>> BEGIN INFORMATION SHOWN

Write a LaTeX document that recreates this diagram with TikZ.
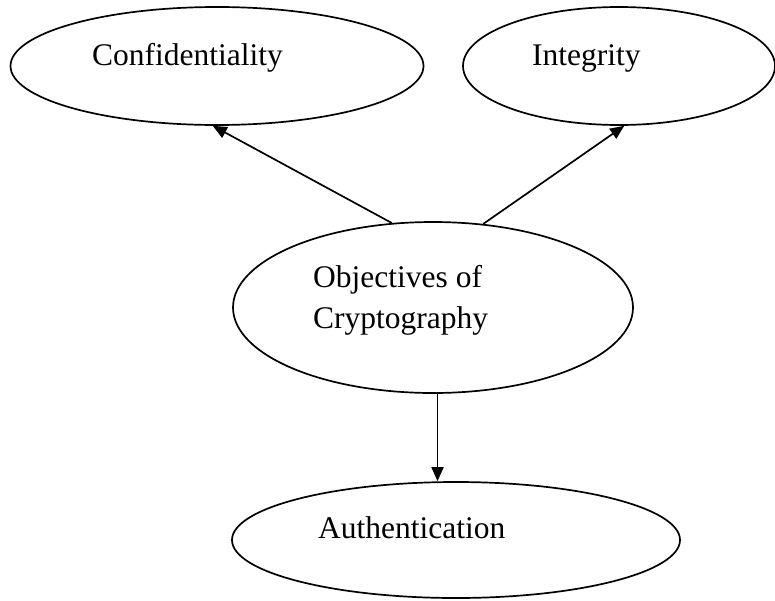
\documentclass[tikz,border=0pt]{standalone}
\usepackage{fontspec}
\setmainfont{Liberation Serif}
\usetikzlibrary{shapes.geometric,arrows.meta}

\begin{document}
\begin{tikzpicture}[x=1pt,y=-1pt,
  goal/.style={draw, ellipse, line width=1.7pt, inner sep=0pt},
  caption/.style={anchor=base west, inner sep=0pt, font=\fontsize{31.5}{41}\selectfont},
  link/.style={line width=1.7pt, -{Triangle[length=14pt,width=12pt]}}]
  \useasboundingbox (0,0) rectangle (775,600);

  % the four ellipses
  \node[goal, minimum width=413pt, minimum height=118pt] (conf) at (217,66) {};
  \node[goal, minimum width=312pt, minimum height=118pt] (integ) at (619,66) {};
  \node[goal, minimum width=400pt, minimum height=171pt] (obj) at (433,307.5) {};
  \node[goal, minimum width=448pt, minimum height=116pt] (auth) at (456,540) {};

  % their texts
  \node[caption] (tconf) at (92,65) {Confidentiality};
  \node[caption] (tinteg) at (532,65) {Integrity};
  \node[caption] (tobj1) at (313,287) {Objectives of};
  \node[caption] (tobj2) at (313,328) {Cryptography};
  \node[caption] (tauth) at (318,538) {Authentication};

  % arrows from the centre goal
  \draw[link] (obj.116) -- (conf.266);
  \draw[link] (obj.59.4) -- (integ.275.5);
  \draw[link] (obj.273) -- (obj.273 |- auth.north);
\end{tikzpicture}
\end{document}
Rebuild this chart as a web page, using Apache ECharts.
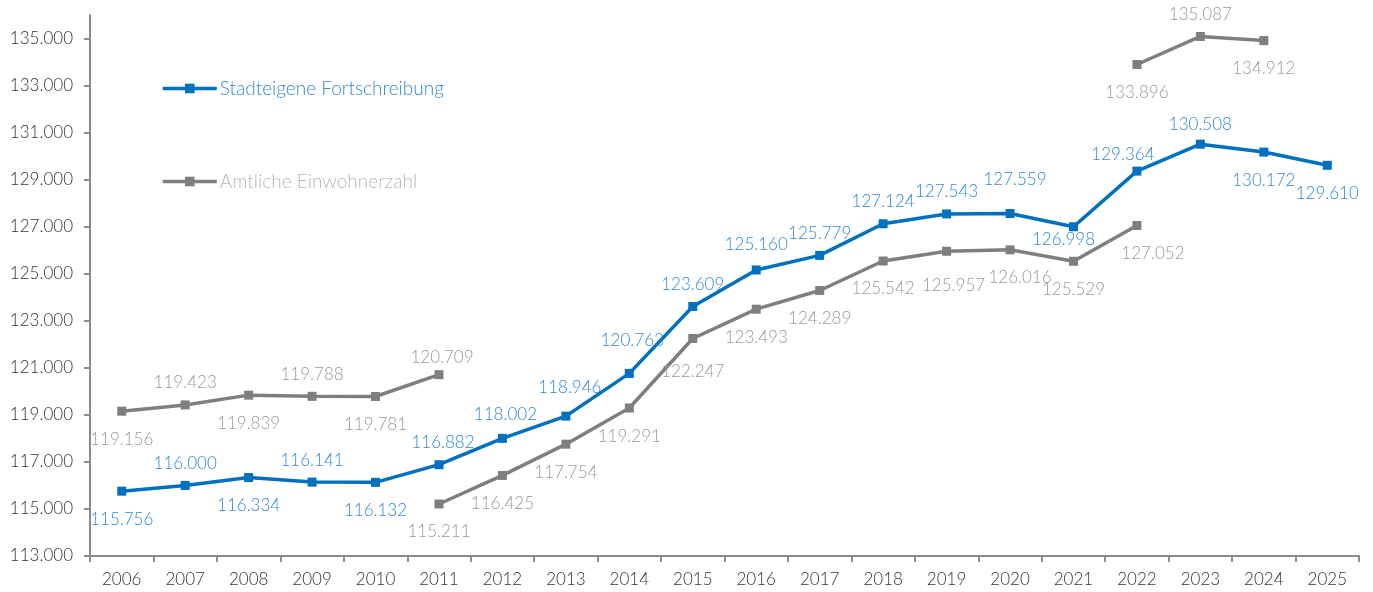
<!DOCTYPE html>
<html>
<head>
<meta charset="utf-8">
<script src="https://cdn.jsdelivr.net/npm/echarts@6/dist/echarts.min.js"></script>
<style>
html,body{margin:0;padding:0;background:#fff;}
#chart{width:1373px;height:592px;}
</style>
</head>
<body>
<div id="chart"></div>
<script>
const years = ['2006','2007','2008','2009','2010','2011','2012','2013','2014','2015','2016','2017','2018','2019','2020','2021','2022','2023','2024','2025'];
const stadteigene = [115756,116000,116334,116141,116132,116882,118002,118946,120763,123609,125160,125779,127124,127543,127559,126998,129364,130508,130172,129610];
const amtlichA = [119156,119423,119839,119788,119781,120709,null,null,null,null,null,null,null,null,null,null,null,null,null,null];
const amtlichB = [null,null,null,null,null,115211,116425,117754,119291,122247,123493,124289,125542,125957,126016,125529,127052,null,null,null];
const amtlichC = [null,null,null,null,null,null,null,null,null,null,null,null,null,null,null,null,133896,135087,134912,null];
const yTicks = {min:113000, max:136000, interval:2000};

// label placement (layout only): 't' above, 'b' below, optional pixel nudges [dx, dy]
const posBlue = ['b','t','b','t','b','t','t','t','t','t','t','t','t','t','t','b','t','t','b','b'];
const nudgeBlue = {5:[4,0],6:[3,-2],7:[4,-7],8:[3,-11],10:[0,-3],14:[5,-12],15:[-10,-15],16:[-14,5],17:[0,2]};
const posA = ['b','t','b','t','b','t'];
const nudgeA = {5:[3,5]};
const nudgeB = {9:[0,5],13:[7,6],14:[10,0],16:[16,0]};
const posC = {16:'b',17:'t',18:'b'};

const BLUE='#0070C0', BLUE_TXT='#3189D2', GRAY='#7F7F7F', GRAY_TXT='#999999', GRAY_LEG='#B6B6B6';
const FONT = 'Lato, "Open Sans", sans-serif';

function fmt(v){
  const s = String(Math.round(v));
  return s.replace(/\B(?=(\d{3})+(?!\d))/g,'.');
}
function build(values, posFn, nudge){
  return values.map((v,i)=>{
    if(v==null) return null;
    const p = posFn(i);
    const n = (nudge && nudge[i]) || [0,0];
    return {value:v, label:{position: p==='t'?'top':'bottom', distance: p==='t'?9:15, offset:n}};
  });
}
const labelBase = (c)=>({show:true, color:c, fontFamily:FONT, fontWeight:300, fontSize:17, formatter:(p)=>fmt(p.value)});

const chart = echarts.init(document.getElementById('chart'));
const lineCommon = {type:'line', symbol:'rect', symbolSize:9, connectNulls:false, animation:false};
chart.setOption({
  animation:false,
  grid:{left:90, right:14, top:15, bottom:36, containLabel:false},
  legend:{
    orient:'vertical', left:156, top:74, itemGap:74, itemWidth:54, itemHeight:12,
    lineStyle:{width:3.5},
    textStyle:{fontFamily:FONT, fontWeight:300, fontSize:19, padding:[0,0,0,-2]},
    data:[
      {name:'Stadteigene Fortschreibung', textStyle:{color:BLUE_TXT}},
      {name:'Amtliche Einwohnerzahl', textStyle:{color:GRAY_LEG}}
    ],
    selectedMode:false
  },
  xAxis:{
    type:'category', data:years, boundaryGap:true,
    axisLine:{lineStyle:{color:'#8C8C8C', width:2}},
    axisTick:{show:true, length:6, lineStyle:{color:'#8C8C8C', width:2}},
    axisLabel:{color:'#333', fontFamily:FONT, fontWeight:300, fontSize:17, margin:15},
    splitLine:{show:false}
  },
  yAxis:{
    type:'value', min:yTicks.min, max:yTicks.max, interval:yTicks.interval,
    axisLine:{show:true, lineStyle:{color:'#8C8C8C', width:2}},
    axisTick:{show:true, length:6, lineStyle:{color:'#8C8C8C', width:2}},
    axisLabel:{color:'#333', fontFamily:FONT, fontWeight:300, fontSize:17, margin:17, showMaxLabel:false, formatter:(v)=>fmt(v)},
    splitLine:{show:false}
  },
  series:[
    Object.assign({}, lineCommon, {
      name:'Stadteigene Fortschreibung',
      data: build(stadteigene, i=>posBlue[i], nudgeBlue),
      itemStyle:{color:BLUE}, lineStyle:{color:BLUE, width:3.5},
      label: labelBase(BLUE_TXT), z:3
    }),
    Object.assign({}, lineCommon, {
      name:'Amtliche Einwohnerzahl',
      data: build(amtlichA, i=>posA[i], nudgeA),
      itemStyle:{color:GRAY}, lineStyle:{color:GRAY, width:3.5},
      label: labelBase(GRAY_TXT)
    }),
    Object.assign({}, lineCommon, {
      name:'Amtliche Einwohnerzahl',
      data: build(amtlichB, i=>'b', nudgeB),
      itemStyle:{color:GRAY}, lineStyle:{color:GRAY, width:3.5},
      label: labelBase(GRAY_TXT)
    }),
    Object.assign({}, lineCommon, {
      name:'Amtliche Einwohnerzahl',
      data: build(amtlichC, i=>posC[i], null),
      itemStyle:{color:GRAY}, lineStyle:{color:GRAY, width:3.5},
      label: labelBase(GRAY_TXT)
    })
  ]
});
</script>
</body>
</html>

>> END INFORMATION SHOWN

** TASK BRIEF **
Copy the records word for word, leaving no picture in the copy.

** EXERCISE ANSWER **
Write a LaTeX document that recreates this diagram with TikZ.
\documentclass[tikz,border=0pt]{standalone}
\usepackage{fontspec}
\setmainfont{Liberation Serif}
\usetikzlibrary{shapes.geometric,arrows.meta}

\begin{document}
\begin{tikzpicture}[x=1pt,y=-1pt,
  goal/.style={draw, ellipse, line width=1.7pt, inner sep=0pt},
  caption/.style={anchor=base west, inner sep=0pt, font=\fontsize{31.5}{41}\selectfont},
  link/.style={line width=1.7pt, -{Triangle[length=14pt,width=12pt]}}]
  \useasboundingbox (0,0) rectangle (775,600);

  % the four ellipses
  \node[goal, minimum width=413pt, minimum height=118pt] (conf) at (217,66) {};
  \node[goal, minimum width=312pt, minimum height=118pt] (integ) at (619,66) {};
  \node[goal, minimum width=400pt, minimum height=171pt] (obj) at (433,307.5) {};
  \node[goal, minimum width=448pt, minimum height=116pt] (auth) at (456,540) {};

  % their texts
  \node[caption] (tconf) at (92,65) {Confidentiality};
  \node[caption] (tinteg) at (532,65) {Integrity};
  \node[caption] (tobj1) at (313,287) {Objectives of};
  \node[caption] (tobj2) at (313,328) {Cryptography};
  \node[caption] (tauth) at (318,538) {Authentication};

  % arrows from the centre goal
  \draw[link] (obj.116) -- (conf.266);
  \draw[link] (obj.59.4) -- (integ.275.5);
  \draw[link] (obj.273) -- (obj.273 |- auth.north);
\end{tikzpicture}
\end{document}
Rebuild this chart as a web page, using Apache ECharts.
<!DOCTYPE html>
<html>
<head>
<meta charset="utf-8">
<script src="https://cdn.jsdelivr.net/npm/echarts@6/dist/echarts.min.js"></script>
<style>
html,body{margin:0;padding:0;background:#fff;}
#chart{width:1373px;height:592px;}
</style>
</head>
<body>
<div id="chart"></div>
<script>
const years = ['2006','2007','2008','2009','2010','2011','2012','2013','2014','2015','2016','2017','2018','2019','2020','2021','2022','2023','2024','2025'];
const stadteigene = [115756,116000,116334,116141,116132,116882,118002,118946,120763,123609,125160,125779,127124,127543,127559,126998,129364,130508,130172,129610];
const amtlichA = [119156,119423,119839,119788,119781,120709,null,null,null,null,null,null,null,null,null,null,null,null,null,null];
const amtlichB = [null,null,null,null,null,115211,116425,117754,119291,122247,123493,124289,125542,125957,126016,125529,127052,null,null,null];
const amtlichC = [null,null,null,null,null,null,null,null,null,null,null,null,null,null,null,null,133896,135087,134912,null];
const yTicks = {min:113000, max:136000, interval:2000};

// label placement (layout only): 't' above, 'b' below, optional pixel nudges [dx, dy]
const posBlue = ['b','t','b','t','b','t','t','t','t','t','t','t','t','t','t','b','t','t','b','b'];
const nudgeBlue = {5:[4,0],6:[3,-2],7:[4,-7],8:[3,-11],10:[0,-3],14:[5,-12],15:[-10,-15],16:[-14,5],17:[0,2]};
const posA = ['b','t','b','t','b','t'];
const nudgeA = {5:[3,5]};
const nudgeB = {9:[0,5],13:[7,6],14:[10,0],16:[16,0]};
const posC = {16:'b',17:'t',18:'b'};

const BLUE='#0070C0', BLUE_TXT='#3189D2', GRAY='#7F7F7F', GRAY_TXT='#999999', GRAY_LEG='#B6B6B6';
const FONT = 'Lato, "Open Sans", sans-serif';

function fmt(v){
  const s = String(Math.round(v));
  return s.replace(/\B(?=(\d{3})+(?!\d))/g,'.');
}
function build(values, posFn, nudge){
  return values.map((v,i)=>{
    if(v==null) return null;
    const p = posFn(i);
    const n = (nudge && nudge[i]) || [0,0];
    return {value:v, label:{position: p==='t'?'top':'bottom', distance: p==='t'?9:15, offset:n}};
  });
}
const labelBase = (c)=>({show:true, color:c, fontFamily:FONT, fontWeight:300, fontSize:17, formatter:(p)=>fmt(p.value)});

const chart = echarts.init(document.getElementById('chart'));
const lineCommon = {type:'line', symbol:'rect', symbolSize:9, connectNulls:false, animation:false};
chart.setOption({
  animation:false,
  grid:{left:90, right:14, top:15, bottom:36, containLabel:false},
  legend:{
    orient:'vertical', left:156, top:74, itemGap:74, itemWidth:54, itemHeight:12,
    lineStyle:{width:3.5},
    textStyle:{fontFamily:FONT, fontWeight:300, fontSize:19, padding:[0,0,0,-2]},
    data:[
      {name:'Stadteigene Fortschreibung', textStyle:{color:BLUE_TXT}},
      {name:'Amtliche Einwohnerzahl', textStyle:{color:GRAY_LEG}}
    ],
    selectedMode:false
  },
  xAxis:{
    type:'category', data:years, boundaryGap:true,
    axisLine:{lineStyle:{color:'#8C8C8C', width:2}},
    axisTick:{show:true, length:6, lineStyle:{color:'#8C8C8C', width:2}},
    axisLabel:{color:'#333', fontFamily:FONT, fontWeight:300, fontSize:17, margin:15},
    splitLine:{show:false}
  },
  yAxis:{
    type:'value', min:yTicks.min, max:yTicks.max, interval:yTicks.interval,
    axisLine:{show:true, lineStyle:{color:'#8C8C8C', width:2}},
    axisTick:{show:true, length:6, lineStyle:{color:'#8C8C8C', width:2}},
    axisLabel:{color:'#333', fontFamily:FONT, fontWeight:300, fontSize:17, margin:17, showMaxLabel:false, formatter:(v)=>fmt(v)},
    splitLine:{show:false}
  },
  series:[
    Object.assign({}, lineCommon, {
      name:'Stadteigene Fortschreibung',
      data: build(stadteigene, i=>posBlue[i], nudgeBlue),
      itemStyle:{color:BLUE}, lineStyle:{color:BLUE, width:3.5},
      label: labelBase(BLUE_TXT), z:3
    }),
    Object.assign({}, lineCommon, {
      name:'Amtliche Einwohnerzahl',
      data: build(amtlichA, i=>posA[i], nudgeA),
      itemStyle:{color:GRAY}, lineStyle:{color:GRAY, width:3.5},
      label: labelBase(GRAY_TXT)
    }),
    Object.assign({}, lineCommon, {
      name:'Amtliche Einwohnerzahl',
      data: build(amtlichB, i=>'b', nudgeB),
      itemStyle:{color:GRAY}, lineStyle:{color:GRAY, width:3.5},
      label: labelBase(GRAY_TXT)
    }),
    Object.assign({}, lineCommon, {
      name:'Amtliche Einwohnerzahl',
      data: build(amtlichC, i=>posC[i], null),
      itemStyle:{color:GRAY}, lineStyle:{color:GRAY, width:3.5},
      label: labelBase(GRAY_TXT)
    })
  ]
});
</script>
</body>
</html>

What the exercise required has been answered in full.